#### [Exercise]
From the listing below, extract each entry exactly as written, minus the images.

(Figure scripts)
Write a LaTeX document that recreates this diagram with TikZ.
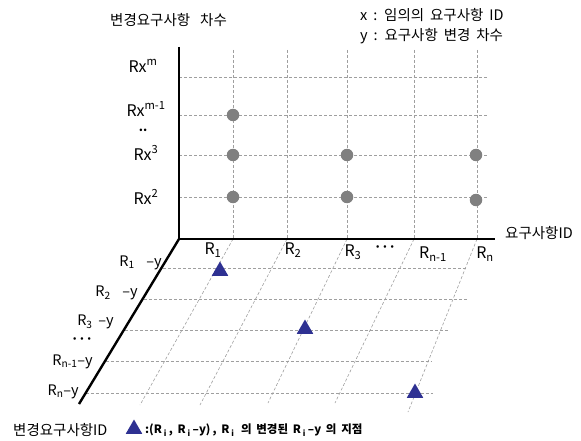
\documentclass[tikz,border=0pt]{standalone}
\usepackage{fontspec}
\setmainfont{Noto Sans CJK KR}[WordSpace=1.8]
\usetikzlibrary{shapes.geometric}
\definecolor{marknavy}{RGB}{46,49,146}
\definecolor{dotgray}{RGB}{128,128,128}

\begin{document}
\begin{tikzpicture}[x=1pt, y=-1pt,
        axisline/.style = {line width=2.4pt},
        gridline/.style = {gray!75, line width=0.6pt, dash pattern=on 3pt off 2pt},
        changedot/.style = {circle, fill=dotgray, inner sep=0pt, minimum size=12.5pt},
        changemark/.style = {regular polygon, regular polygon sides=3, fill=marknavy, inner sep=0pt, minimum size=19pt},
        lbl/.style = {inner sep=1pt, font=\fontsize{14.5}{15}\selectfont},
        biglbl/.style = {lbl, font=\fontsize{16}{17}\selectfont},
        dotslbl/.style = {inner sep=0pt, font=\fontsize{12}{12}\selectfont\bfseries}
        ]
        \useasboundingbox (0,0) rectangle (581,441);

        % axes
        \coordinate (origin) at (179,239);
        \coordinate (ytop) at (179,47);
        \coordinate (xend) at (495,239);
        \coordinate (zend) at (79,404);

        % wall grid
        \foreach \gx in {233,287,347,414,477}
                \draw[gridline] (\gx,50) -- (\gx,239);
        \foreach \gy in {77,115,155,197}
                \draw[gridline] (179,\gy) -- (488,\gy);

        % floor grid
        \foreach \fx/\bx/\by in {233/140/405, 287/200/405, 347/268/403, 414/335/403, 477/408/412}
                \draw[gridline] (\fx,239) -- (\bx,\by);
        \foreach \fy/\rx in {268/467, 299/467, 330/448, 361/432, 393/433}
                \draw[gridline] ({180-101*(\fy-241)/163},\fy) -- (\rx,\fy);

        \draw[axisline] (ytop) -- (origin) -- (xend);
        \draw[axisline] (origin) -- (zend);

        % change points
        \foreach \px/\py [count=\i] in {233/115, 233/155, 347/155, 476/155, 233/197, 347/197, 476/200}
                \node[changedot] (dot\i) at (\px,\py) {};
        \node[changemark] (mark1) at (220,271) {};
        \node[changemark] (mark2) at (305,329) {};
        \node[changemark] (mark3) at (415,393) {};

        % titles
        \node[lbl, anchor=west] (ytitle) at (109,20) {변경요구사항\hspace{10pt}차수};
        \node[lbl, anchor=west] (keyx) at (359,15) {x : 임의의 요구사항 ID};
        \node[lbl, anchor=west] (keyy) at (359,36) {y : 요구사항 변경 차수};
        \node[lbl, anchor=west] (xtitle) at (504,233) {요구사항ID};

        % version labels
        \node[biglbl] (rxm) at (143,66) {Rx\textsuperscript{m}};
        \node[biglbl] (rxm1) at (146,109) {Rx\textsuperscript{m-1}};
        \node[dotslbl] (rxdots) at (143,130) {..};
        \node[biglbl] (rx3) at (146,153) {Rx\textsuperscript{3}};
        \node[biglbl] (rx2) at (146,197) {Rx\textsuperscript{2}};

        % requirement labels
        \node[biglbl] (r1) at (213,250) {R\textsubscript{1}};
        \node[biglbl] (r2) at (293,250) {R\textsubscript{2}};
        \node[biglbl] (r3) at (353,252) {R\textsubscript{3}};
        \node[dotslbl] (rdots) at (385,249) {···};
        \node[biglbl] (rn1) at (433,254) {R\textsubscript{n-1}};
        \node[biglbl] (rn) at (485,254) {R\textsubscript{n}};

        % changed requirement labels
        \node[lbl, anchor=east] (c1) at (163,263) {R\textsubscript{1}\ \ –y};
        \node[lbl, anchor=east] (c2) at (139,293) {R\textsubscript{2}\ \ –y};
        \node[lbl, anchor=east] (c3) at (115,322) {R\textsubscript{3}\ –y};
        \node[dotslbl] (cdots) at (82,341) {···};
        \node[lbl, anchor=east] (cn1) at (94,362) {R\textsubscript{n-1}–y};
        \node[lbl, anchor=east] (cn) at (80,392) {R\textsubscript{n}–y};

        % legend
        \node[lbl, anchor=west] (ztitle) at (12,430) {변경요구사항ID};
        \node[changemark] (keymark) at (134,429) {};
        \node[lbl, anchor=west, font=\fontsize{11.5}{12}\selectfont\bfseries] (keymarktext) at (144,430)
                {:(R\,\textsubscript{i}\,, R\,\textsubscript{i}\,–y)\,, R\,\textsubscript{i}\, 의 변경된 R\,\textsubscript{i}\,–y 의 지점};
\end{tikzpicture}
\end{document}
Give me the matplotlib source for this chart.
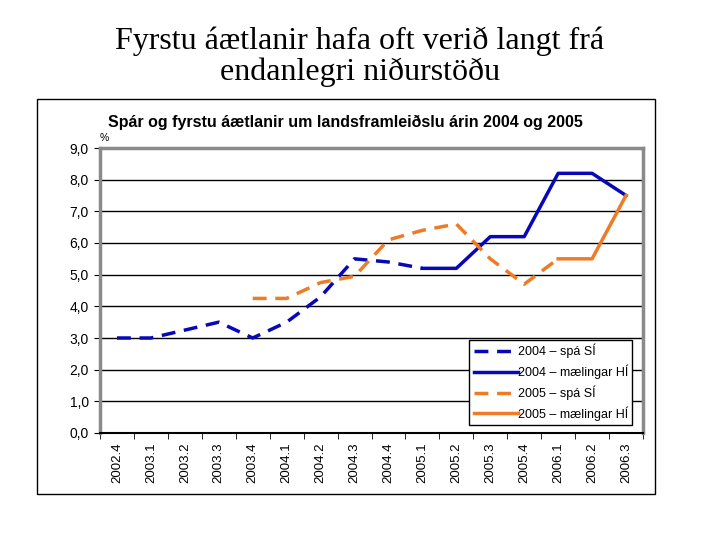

#### [Answer to this exercise]
Write a LaTeX document that recreates this diagram with TikZ.
\documentclass[tikz,border=0pt]{standalone}
\usepackage{fontspec}
\setmainfont{Noto Sans CJK KR}[WordSpace=1.8]
\usetikzlibrary{shapes.geometric}
\definecolor{marknavy}{RGB}{46,49,146}
\definecolor{dotgray}{RGB}{128,128,128}

\begin{document}
\begin{tikzpicture}[x=1pt, y=-1pt,
        axisline/.style = {line width=2.4pt},
        gridline/.style = {gray!75, line width=0.6pt, dash pattern=on 3pt off 2pt},
        changedot/.style = {circle, fill=dotgray, inner sep=0pt, minimum size=12.5pt},
        changemark/.style = {regular polygon, regular polygon sides=3, fill=marknavy, inner sep=0pt, minimum size=19pt},
        lbl/.style = {inner sep=1pt, font=\fontsize{14.5}{15}\selectfont},
        biglbl/.style = {lbl, font=\fontsize{16}{17}\selectfont},
        dotslbl/.style = {inner sep=0pt, font=\fontsize{12}{12}\selectfont\bfseries}
        ]
        \useasboundingbox (0,0) rectangle (581,441);

        % axes
        \coordinate (origin) at (179,239);
        \coordinate (ytop) at (179,47);
        \coordinate (xend) at (495,239);
        \coordinate (zend) at (79,404);

        % wall grid
        \foreach \gx in {233,287,347,414,477}
                \draw[gridline] (\gx,50) -- (\gx,239);
        \foreach \gy in {77,115,155,197}
                \draw[gridline] (179,\gy) -- (488,\gy);

        % floor grid
        \foreach \fx/\bx/\by in {233/140/405, 287/200/405, 347/268/403, 414/335/403, 477/408/412}
                \draw[gridline] (\fx,239) -- (\bx,\by);
        \foreach \fy/\rx in {268/467, 299/467, 330/448, 361/432, 393/433}
                \draw[gridline] ({180-101*(\fy-241)/163},\fy) -- (\rx,\fy);

        \draw[axisline] (ytop) -- (origin) -- (xend);
        \draw[axisline] (origin) -- (zend);

        % change points
        \foreach \px/\py [count=\i] in {233/115, 233/155, 347/155, 476/155, 233/197, 347/197, 476/200}
                \node[changedot] (dot\i) at (\px,\py) {};
        \node[changemark] (mark1) at (220,271) {};
        \node[changemark] (mark2) at (305,329) {};
        \node[changemark] (mark3) at (415,393) {};

        % titles
        \node[lbl, anchor=west] (ytitle) at (109,20) {변경요구사항\hspace{10pt}차수};
        \node[lbl, anchor=west] (keyx) at (359,15) {x : 임의의 요구사항 ID};
        \node[lbl, anchor=west] (keyy) at (359,36) {y : 요구사항 변경 차수};
        \node[lbl, anchor=west] (xtitle) at (504,233) {요구사항ID};

        % version labels
        \node[biglbl] (rxm) at (143,66) {Rx\textsuperscript{m}};
        \node[biglbl] (rxm1) at (146,109) {Rx\textsuperscript{m-1}};
        \node[dotslbl] (rxdots) at (143,130) {..};
        \node[biglbl] (rx3) at (146,153) {Rx\textsuperscript{3}};
        \node[biglbl] (rx2) at (146,197) {Rx\textsuperscript{2}};

        % requirement labels
        \node[biglbl] (r1) at (213,250) {R\textsubscript{1}};
        \node[biglbl] (r2) at (293,250) {R\textsubscript{2}};
        \node[biglbl] (r3) at (353,252) {R\textsubscript{3}};
        \node[dotslbl] (rdots) at (385,249) {···};
        \node[biglbl] (rn1) at (433,254) {R\textsubscript{n-1}};
        \node[biglbl] (rn) at (485,254) {R\textsubscript{n}};

        % changed requirement labels
        \node[lbl, anchor=east] (c1) at (163,263) {R\textsubscript{1}\ \ –y};
        \node[lbl, anchor=east] (c2) at (139,293) {R\textsubscript{2}\ \ –y};
        \node[lbl, anchor=east] (c3) at (115,322) {R\textsubscript{3}\ –y};
        \node[dotslbl] (cdots) at (82,341) {···};
        \node[lbl, anchor=east] (cn1) at (94,362) {R\textsubscript{n-1}–y};
        \node[lbl, anchor=east] (cn) at (80,392) {R\textsubscript{n}–y};

        % legend
        \node[lbl, anchor=west] (ztitle) at (12,430) {변경요구사항ID};
        \node[changemark] (keymark) at (134,429) {};
        \node[lbl, anchor=west, font=\fontsize{11.5}{12}\selectfont\bfseries] (keymarktext) at (144,430)
                {:(R\,\textsubscript{i}\,, R\,\textsubscript{i}\,–y)\,, R\,\textsubscript{i}\, 의 변경된 R\,\textsubscript{i}\,–y 의 지점};
\end{tikzpicture}
\end{document}
Give me the matplotlib source for this chart.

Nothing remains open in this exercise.